I still enjoy The Hobbit just as much as I ever did. It's also not the only 'children's book' that I can still pick up and enjoy. On a basic level a children's story needs one thing, a cracking plot, and The Hobbit has got that in spades. If it did not have that then I seriously doubt it would still be such a well loved book. It also has the element of danger, something which the Harry Potter books share, which makes it exciting (and it has a dragon too, which any child with a taste for such things will tell you is 'cool') and though the protagonist is a grown up, he is a
little grown up.
I think that children especially do not tend to pick up on the absence of either girls or boys all that much, and so the male-centric world of The Hobbit wouldn't trouble them.
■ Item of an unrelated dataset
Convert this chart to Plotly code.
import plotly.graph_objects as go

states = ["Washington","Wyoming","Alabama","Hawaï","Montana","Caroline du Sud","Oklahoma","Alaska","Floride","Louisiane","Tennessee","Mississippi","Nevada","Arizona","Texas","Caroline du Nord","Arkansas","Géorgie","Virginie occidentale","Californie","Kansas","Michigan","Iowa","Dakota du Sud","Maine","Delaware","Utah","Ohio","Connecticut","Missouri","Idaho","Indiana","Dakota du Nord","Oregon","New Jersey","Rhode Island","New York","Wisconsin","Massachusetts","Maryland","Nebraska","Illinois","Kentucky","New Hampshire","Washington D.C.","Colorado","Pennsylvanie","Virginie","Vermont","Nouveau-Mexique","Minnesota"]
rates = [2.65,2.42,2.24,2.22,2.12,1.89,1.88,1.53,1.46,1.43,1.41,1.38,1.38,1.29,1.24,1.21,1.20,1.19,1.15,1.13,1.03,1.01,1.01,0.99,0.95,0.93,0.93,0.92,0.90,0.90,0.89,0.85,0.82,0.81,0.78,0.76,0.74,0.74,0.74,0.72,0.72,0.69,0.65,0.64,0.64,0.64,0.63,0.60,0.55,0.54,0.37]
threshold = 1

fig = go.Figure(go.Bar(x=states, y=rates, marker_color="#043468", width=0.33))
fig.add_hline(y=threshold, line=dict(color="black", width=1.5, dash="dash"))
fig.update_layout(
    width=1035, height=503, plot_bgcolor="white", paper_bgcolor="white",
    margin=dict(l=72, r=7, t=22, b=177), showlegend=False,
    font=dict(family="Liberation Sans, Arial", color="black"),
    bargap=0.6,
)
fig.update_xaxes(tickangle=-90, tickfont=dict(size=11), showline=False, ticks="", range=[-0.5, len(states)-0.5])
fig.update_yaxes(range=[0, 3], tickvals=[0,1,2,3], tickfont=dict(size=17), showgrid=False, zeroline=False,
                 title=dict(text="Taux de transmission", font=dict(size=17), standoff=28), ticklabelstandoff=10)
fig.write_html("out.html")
It has the adventure traditionally assocaited with boys' tales and the magic traditionally associated with girls' tales but most of all it is a fairy tale and such things are universal; whether or not a child would enjoy it would simply depend upon their taste.
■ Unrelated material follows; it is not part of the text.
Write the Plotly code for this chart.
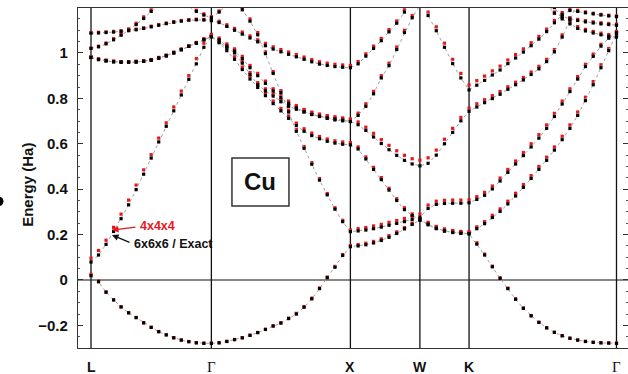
import plotly.graph_objects as go
import numpy as np

# high-symmetry points along the path (path length, units of 2pi/a)
K_LABELS = ["L", "Γ", "X", "W", "K", "Γ"]
K_POINTS = [0.0, 0.8660, 1.8660, 2.3660, 2.7196, 3.7802]
SEG_STEPS = [16, 18, 9, 6, 19]

N = None
# ---- exact / 6x6x6 (black) ----
B1_EX = ([0.019, -0.008, -0.054, -0.088, -0.119, -0.145, -0.166, -0.189, -0.209, -0.228, -0.242, -0.255, -0.265, -0.272, -0.277, -0.279, -0.279]
         + [-0.277, -0.271, -0.263, -0.255, -0.244, -0.232, -0.218, -0.203, -0.19, -0.17, -0.15, -0.12, -0.083, -0.038, 0.01, 0.056, 0.108, 0.147]
         + [0.15, 0.155, 0.163, 0.174, 0.188, 0.205, 0.225, 0.245, 0.264]
         + [0.243, 0.226, 0.215, 0.209, 0.205, 0.203]
         + [0.158, 0.11, 0.058, 0.007, -0.038, -0.085, -0.125, -0.158, -0.187, -0.211, -0.231, -0.246, -0.257, -0.265, -0.271, -0.275, -0.277, -0.278, -0.279])
B2_EX = ([0.079, 0.11, 0.157, 0.214, 0.27, 0.331, 0.398, 0.466, 0.537, 0.608, 0.677, 0.745, 0.815, 0.884, 0.952, 1.025, 1.072]
         + [1.045, 1.01, 0.972, 0.927, 0.885, 0.848, 0.812, 0.777, 0.745, 0.712, 0.68, 0.655, 0.636, 0.622, 0.611, 0.603, 0.598, 0.595]
         + [0.577, 0.533, 0.487, 0.442, 0.396, 0.35, 0.31, 0.284, 0.264]
         + [0.246, 0.228, 0.217, 0.21, 0.206, 0.204]
         + [0.226, 0.248, 0.275, 0.302, 0.335, 0.37, 0.408, 0.447, 0.487, 0.527, 0.572, 0.618, 0.668, 0.725, 0.79, 0.86, 0.935, 1.01, 1.085])
B3_EX = ([0.98, 0.971, 0.965, 0.961, 0.959, 0.959, 0.96, 0.963, 0.968, 0.977, 0.987, 1.0, 1.014, 1.029, 1.043, 1.058, 1.072]
         + [1.058, 1.03, 1.008, 0.975, 0.935, 0.9, 0.866, 0.832, 0.803, 0.778, 0.758, 0.741, 0.729, 0.72, 0.714, 0.709, 0.704, 0.698]
         + [0.684, 0.659, 0.63, 0.601, 0.574, 0.549, 0.527, 0.511, 0.503]
         + [0.514, 0.55, 0.6, 0.65, 0.701, 0.743]
         + [0.762, 0.781, 0.799, 0.818, 0.84, 0.86, 0.881, 0.905, 0.93, 0.962, 1.005, 1.07, 1.145, 1.22, N, N, N, N, N])
B4_EX = ([1.02, 1.027, 1.04, 1.058, 1.078, 1.1, 1.125, 1.152, 1.183, 1.215, 1.25, N, N, N, N, N, N]
         + [N, N, 1.24, 1.19, 1.14, 1.08, 0.997, 0.91, 0.826, 0.74, 0.655, 0.58, 0.51, 0.44, 0.375, 0.312, 0.257, 0.213]
         + [0.216, 0.22, 0.226, 0.233, 0.241, 0.249, 0.257, 0.266, 0.276]
         + [0.315, 0.333, 0.337, 0.338, 0.338, 0.34]
         + [0.355, 0.373, 0.401, 0.436, 0.474, 0.511, 0.548, 0.586, 0.625, 0.668, 0.72, 0.775, 0.83, 0.885, 0.94, 0.985, 1.03, 1.065, 1.09])
B5_EX = ([1.087, 1.088, 1.09, 1.092, 1.095, 1.098, 1.102, 1.108, 1.115, 1.122, 1.129, 1.135, 1.14, 1.144, 1.146, 1.145, 1.142]
         + [1.134, 1.117, 1.1, 1.083, 1.066, 1.049, 1.032, 1.017, 1.005, 0.994, 0.983, 0.972, 0.961, 0.951, 0.945, 0.94, 0.937, 0.935]
         + [0.952, 0.986, 1.02, 1.054, 1.093, 1.131, 1.18, 1.23, 1.26]
         + [1.165, 1.098, 1.025, 0.953, 0.89, 0.837]
         + [0.858, 0.879, 0.903, 0.925, 0.953, 0.978, 1.004, 1.032, 1.061, 1.094, 1.133, 1.17, 1.187, 1.183, 1.177, 1.172, 1.167, 1.163, 1.16])
B6_EX = ([0.98, 0.971, 0.965, 0.961, 0.959, 0.959, 0.96, 0.963, 0.968, 0.977, 0.987, 1.0, 1.014, 1.029, 1.043, 1.058, 1.072]
         + [1.048, 1.025, 1.0, 0.955, 0.905, 0.86, 0.833, 0.81, 0.785, 0.765, 0.752, 0.74, 0.729, 0.721, 0.712, 0.705, 0.701, 0.698]
         + [0.725, 0.765, 0.82, 0.89, 0.944, 1.015, 1.09, 1.155, 1.21]
         + [1.25, N, N, N, N, N]
         + [N, N, N, N, N, N, N, N, N, 1.26, 1.2, 1.15, 1.128, 1.108, 1.097, 1.088, 1.08, 1.074, 1.07])
B7_EX = ([N, N, N, N, N, N, N, N, N, N, N, N, 1.24, 1.205, 1.183, 1.167, 1.155]
         + [1.18, 1.21, N, N, N, N, N, N, N, N, N, N, N, N, N, N, N, N]
         + [N, N, N, N, N, N, N, N, N]
         + [N, N, N, N, N, N]
         + [N, N, N, N, N, N, N, N, N, 1.22, 1.175, 1.16, 1.15, 1.143, 1.137, 1.132, 1.128, 1.125, 1.122])

# ---- 4x4x4 (red) ----
B1_K4 = ([0.025, -0.004, -0.052, -0.087, -0.118, -0.144, -0.165, -0.188, -0.208, -0.227, -0.241, -0.254, -0.264, -0.271, -0.276, -0.278, -0.278]
         + [-0.276, -0.27, -0.262, -0.254, -0.243, -0.231, -0.217, -0.202, -0.188, -0.168, -0.147, -0.117, -0.08, -0.035, 0.013, 0.06, 0.112, 0.152]
         + [0.156, 0.162, 0.17, 0.181, 0.195, 0.212, 0.231, 0.25, 0.268]
         + [0.25, 0.234, 0.223, 0.217, 0.213, 0.211]
         + [0.164, 0.114, 0.061, 0.01, -0.036, -0.083, -0.123, -0.157, -0.186, -0.21, -0.23, -0.245, -0.256, -0.264, -0.27, -0.274, -0.276, -0.277, -0.278])
B2_K4 = ([0.096, 0.13, 0.175, 0.232, 0.29, 0.352, 0.418, 0.485, 0.552, 0.625, 0.692, 0.762, 0.832, 0.9, 0.975, 1.043, 1.082]
         + [1.056, 1.021, 0.983, 0.938, 0.896, 0.859, 0.823, 0.788, 0.756, 0.723, 0.691, 0.666, 0.647, 0.632, 0.621, 0.613, 0.608, 0.605]
         + [0.586, 0.542, 0.496, 0.451, 0.404, 0.358, 0.318, 0.291, 0.27]
         + [0.254, 0.236, 0.225, 0.218, 0.214, 0.212]
         + [0.234, 0.257, 0.285, 0.313, 0.347, 0.382, 0.42, 0.46, 0.5, 0.541, 0.586, 0.633, 0.683, 0.74, 0.805, 0.874, 0.948, 1.02, 1.092])
B3_K4 = ([0.983, 0.974, 0.968, 0.964, 0.962, 0.962, 0.963, 0.966, 0.971, 0.98, 0.99, 1.003, 1.017, 1.032, 1.046, 1.062, 1.078]
         + [1.066, 1.04, 1.018, 0.985, 0.945, 0.91, 0.876, 0.842, 0.813, 0.788, 0.768, 0.751, 0.739, 0.73, 0.724, 0.719, 0.714, 0.708]
         + [0.696, 0.673, 0.646, 0.618, 0.593, 0.569, 0.549, 0.534, 0.528]
         + [0.538, 0.572, 0.62, 0.668, 0.716, 0.757]
         + [0.776, 0.794, 0.812, 0.83, 0.851, 0.871, 0.892, 0.916, 0.941, 0.972, 1.015, 1.08, 1.155, 1.23, N, N, N, N, N])
B4_K4 = ([1.022, 1.03, 1.044, 1.063, 1.084, 1.106, 1.131, 1.159, 1.19, 1.222, 1.257, N, N, N, N, N, N]
         + [N, N, 1.25, 1.2, 1.15, 1.09, 1.005, 0.918, 0.834, 0.748, 0.663, 0.588, 0.517, 0.447, 0.381, 0.318, 0.263, 0.22]
         + [0.226, 0.231, 0.238, 0.245, 0.254, 0.262, 0.271, 0.28, 0.29]
         + [0.33, 0.347, 0.351, 0.352, 0.352, 0.353]
         + [0.367, 0.386, 0.414, 0.449, 0.487, 0.524, 0.561, 0.6, 0.64, 0.683, 0.734, 0.788, 0.842, 0.896, 0.95, 0.995, 1.038, 1.072, 1.095])
B5_K4 = ([1.09, 1.091, 1.093, 1.095, 1.098, 1.101, 1.105, 1.111, 1.118, 1.125, 1.132, 1.138, 1.143, 1.147, 1.149, 1.148, 1.145]
         + [1.14, 1.124, 1.108, 1.092, 1.075, 1.058, 1.042, 1.027, 1.015, 1.004, 0.993, 0.982, 0.971, 0.961, 0.955, 0.95, 0.947, 0.945]
         + [0.962, 0.996, 1.03, 1.064, 1.103, 1.141, 1.19, 1.24, 1.27]
         + [1.18, 1.115, 1.043, 0.972, 0.91, 0.859]
         + [0.878, 0.898, 0.921, 0.942, 0.969, 0.993, 1.018, 1.045, 1.073, 1.105, 1.143, 1.178, 1.193, 1.188, 1.181, 1.175, 1.17, 1.166, 1.163])
B6_K4 = ([0.983, 0.974, 0.968, 0.964, 0.962, 0.962, 0.963, 0.966, 0.971, 0.98, 0.99, 1.003, 1.017, 1.032, 1.046, 1.062, 1.078]
         + [1.056, 1.033, 1.009, 0.964, 0.914, 0.869, 0.842, 0.819, 0.794, 0.774, 0.761, 0.749, 0.738, 0.73, 0.721, 0.714, 0.71, 0.708]
         + [0.735, 0.776, 0.831, 0.9, 0.955, 1.026, 1.1, 1.165, 1.22]
         + [1.26, N, N, N, N, N]
         + [N, N, N, N, N, N, N, N, N, 1.27, 1.21, 1.158, 1.136, 1.116, 1.104, 1.095, 1.087, 1.081, 1.077])
B7_K4 = ([N, N, N, N, N, N, N, N, N, N, N, N, 1.245, 1.21, 1.188, 1.172, 1.16]
         + [1.185, 1.215, N, N, N, N, N, N, N, N, N, N, N, N, N, N, N, N]
         + [N, N, N, N, N, N, N, N, N]
         + [N, N, N, N, N, N]
         + [N, N, N, N, N, N, N, N, N, 1.225, 1.18, 1.165, 1.155, 1.148, 1.142, 1.137, 1.133, 1.13, 1.127])

EXACT = [B1_EX, B2_EX, B3_EX, B4_EX, B5_EX, B6_EX, B7_EX]
K444 = [B1_K4, B2_K4, B3_K4, B4_K4, B5_K4, B6_K4, B7_K4]

# k-path sample positions
kpath = [K_POINTS[0]]
for i, n in enumerate(SEG_STEPS):
    kpath += list(np.linspace(K_POINTS[i], K_POINTS[i + 1], n + 1)[1:])

RED = "#e8161b"
SANS = "Liberation Sans, Arial, sans-serif"

fig = go.Figure()
for band in K444:
    fig.add_trace(go.Scatter(x=kpath, y=band, mode="markers",
                             marker=dict(color=RED, size=3.2, symbol="square"),
                             showlegend=False, hoverinfo="skip"))
for band in EXACT:
    fig.add_trace(go.Scatter(x=kpath, y=band, mode="lines+markers",
                             line=dict(color="#a0a0a0", width=1, dash="dot"),
                             marker=dict(color="#000000", size=3.2, symbol="square"),
                             showlegend=False, hoverinfo="skip"))

# vertical lines at high-symmetry points, horizontal line at E=0
shapes = []
for kp in K_POINTS:
    shapes.append(dict(type="line", xref="x", yref="paper", x0=kp, x1=kp, y0=0, y1=1,
                       line=dict(color="#111111", width=1.3), layer="below"))
shapes.append(dict(type="line", xref="paper", yref="y", x0=0, x1=1, y0=0, y1=0,
                   line=dict(color="#111111", width=1.1), layer="below"))
# Cu label box
shapes.append(dict(type="rect", xref="x", yref="y", x0=1.014, x1=1.424, y0=0.326, y1=0.537,
                   line=dict(color="#333333", width=1.5), fillcolor="white"))
# stray bullet at far left edge
shapes.append(dict(type="circle", xref="paper", yref="paper", x0=-0.1518, x1=-0.1355,
                   y0=0.4176, y1=0.4450, fillcolor="black", line=dict(width=0)))

ann = []
for lab, kp in zip(K_LABELS, K_POINTS):
    if lab == "Γ":
        f = dict(family="Liberation Serif, DejaVu Serif, serif", size=15, color="#111")
        txt = lab
    else:
        f = dict(family=SANS, size=14, color="#111")
        txt = "<b>" + lab + "</b>"
    ann.append(dict(x=kp, y=-0.055, xref="x", yref="paper", text=txt, showarrow=False,
                    font=f, xanchor="center", yanchor="middle"))
ann.append(dict(x=-0.0909, y=0.48, xref="paper", yref="paper", text="<b>Energy (Ha)</b>",
                textangle=-90, showarrow=False, xanchor="center", yanchor="middle",
                font=dict(family=SANS, size=15, color="#111")))
ann.append(dict(x=1.219, y=0.432, xref="x", yref="y", text="<b>Cu</b>", showarrow=False,
                font=dict(family=SANS, size=24, color="#111")))
# arrows
ann.append(dict(x=0.151, y=0.220, xref="x", yref="y", ax=25, ay=-3, text="", showarrow=True,
                arrowhead=2, arrowsize=1, arrowwidth=1.3, arrowcolor=RED))
ann.append(dict(x=0.151, y=0.198, xref="x", yref="y", ax=19, ay=8, text="", showarrow=True,
                arrowhead=2, arrowsize=1, arrowwidth=1.3, arrowcolor="#111"))
ann.append(dict(x=0.338, y=0.239, xref="x", yref="y", text="<b>4x4x4</b>", showarrow=False,
                xanchor="left", yanchor="middle",
                font=dict(family=SANS, size=12.5, color=RED)))
ann.append(dict(x=0.295, y=0.159, xref="x", yref="y", text="<b>6x6x6 / Exact</b>", showarrow=False,
                xanchor="left", yanchor="middle",
                font=dict(family=SANS, size=12.5, color="#111")))

fig.update_layout(
    width=628, height=374,
    margin=dict(l=78, r=0, t=8, b=26, autoexpand=False),
    paper_bgcolor="white", plot_bgcolor="white",
    shapes=shapes, annotations=ann,
    font=dict(family=SANS, size=13, color="#111"),
)
fig.update_xaxes(range=[-0.0935, 3.863], showgrid=False, zeroline=False, showticklabels=False,
                 ticks="", showline=True, linecolor="#333", linewidth=1.3, mirror=True)
fig.update_yaxes(range=[-0.2996, 1.198], showgrid=False, zeroline=False,
                 tickvals=[-0.2, 0, 0.2, 0.4, 0.6, 0.8, 1.0],
                 ticktext=["<b>−0.2</b>", "<b>0</b>", "<b>0.2</b>", "<b>0.4</b>", "<b>0.6</b>", "<b>0.8</b>", "<b>1</b>"],
                 ticks="inside", ticklen=5, tickwidth=1, tickcolor="#333",
                 minor=dict(ticks="inside", ticklen=2, dtick=0.05, tick0=0, tickcolor="#555"),
                 showline=True, linecolor="#333", linewidth=1.3, mirror="allticks",
                 tickfont=dict(size=15), ticklabelstandoff=6)

fig.write_html("out.html", config={"displayModeBar": False},
               post_script="document.body.style.margin='0px';document.body.style.overflow='hidden';")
Perhaps getting a class to read it as a fairy tale would tempt them more into appreciating it. Maybe even examine it as a Fairy Tale which lacks a simpering princess or a handsome knight?
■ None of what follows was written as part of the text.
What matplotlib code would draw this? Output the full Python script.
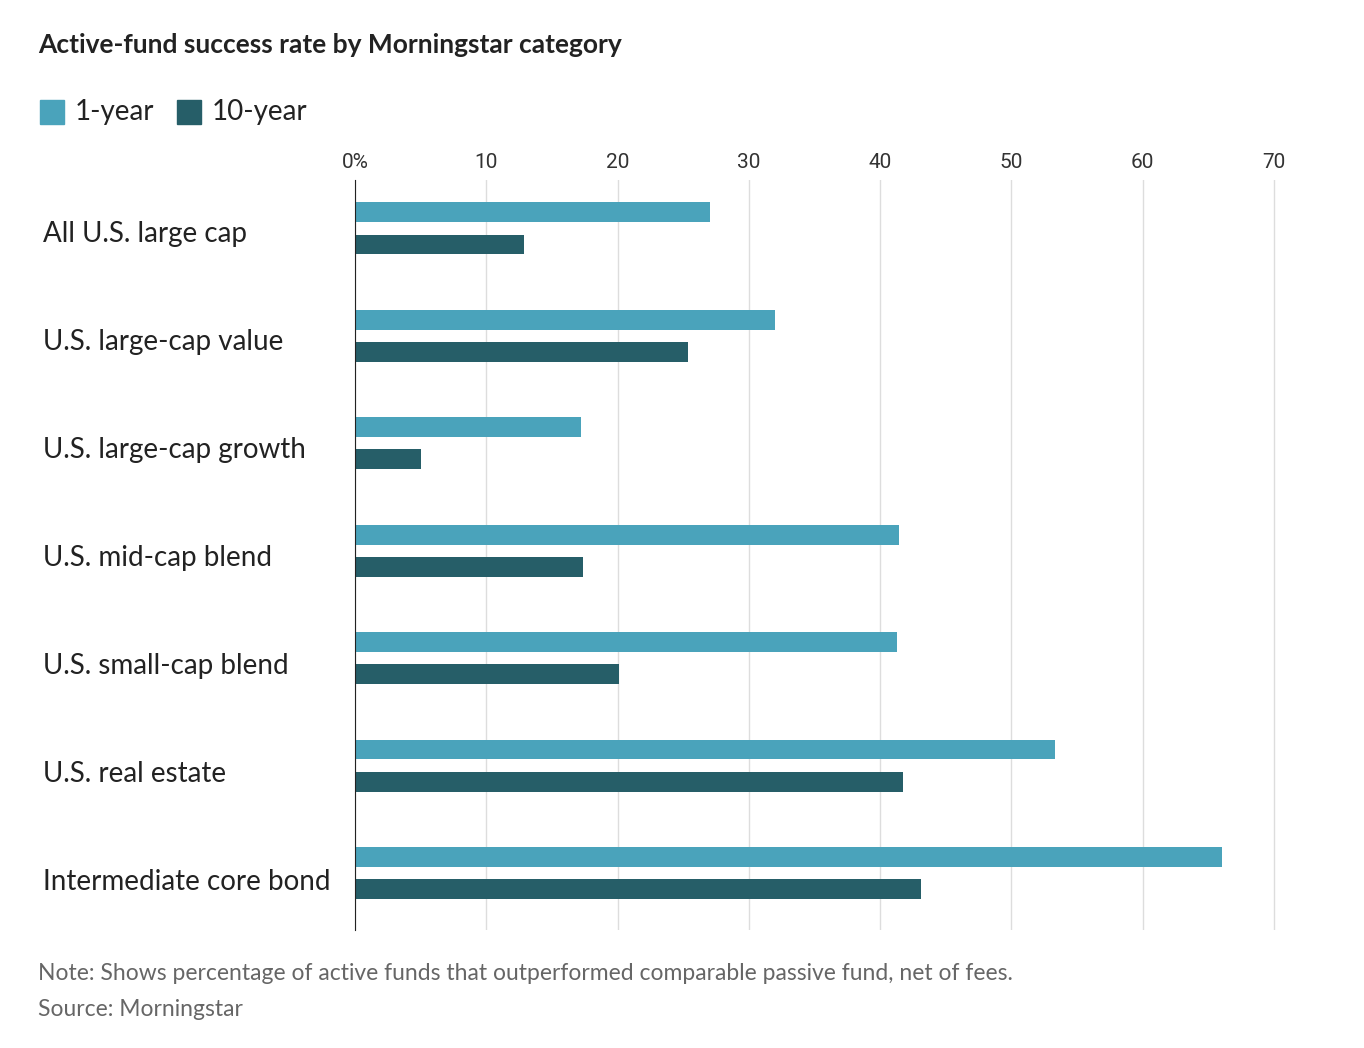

Really, in comparison to a lot of other children's fiction, and to many of the fairy tales, the omission of women in The Hobbit is no bad thing. Is it better that they are absent altogether than that they are portrayed solely as either love objects or evil witches (fairy tales), a 'good brick' who brings along the sandwiches or a little brat who scweams and scweams until she's thick (sic...

) (novels). I also wonder whether gender is relevant in a novel about Elves, Hobbits, Dwarves, Wizards, Dragons, Spiders, Bears, Eagles etc but
not human children?
Following on from what davem asks about animals as characters in children's stories and if this has any bearing, the
Rupert The Bear stories (as seen in The Daily Express and the much loved annuals) feature a virtually all-male cast list, all of whom are animals. Interestingly the only girl is Tigerlily, a human Chinese girl, and she does not appear all that often. Despite the fact that the stories remain old-fashioned, to the extent that Podgy Pig wears plus fours, they remain very popular for children in the UK.
I think it may be a question of age rather than gender.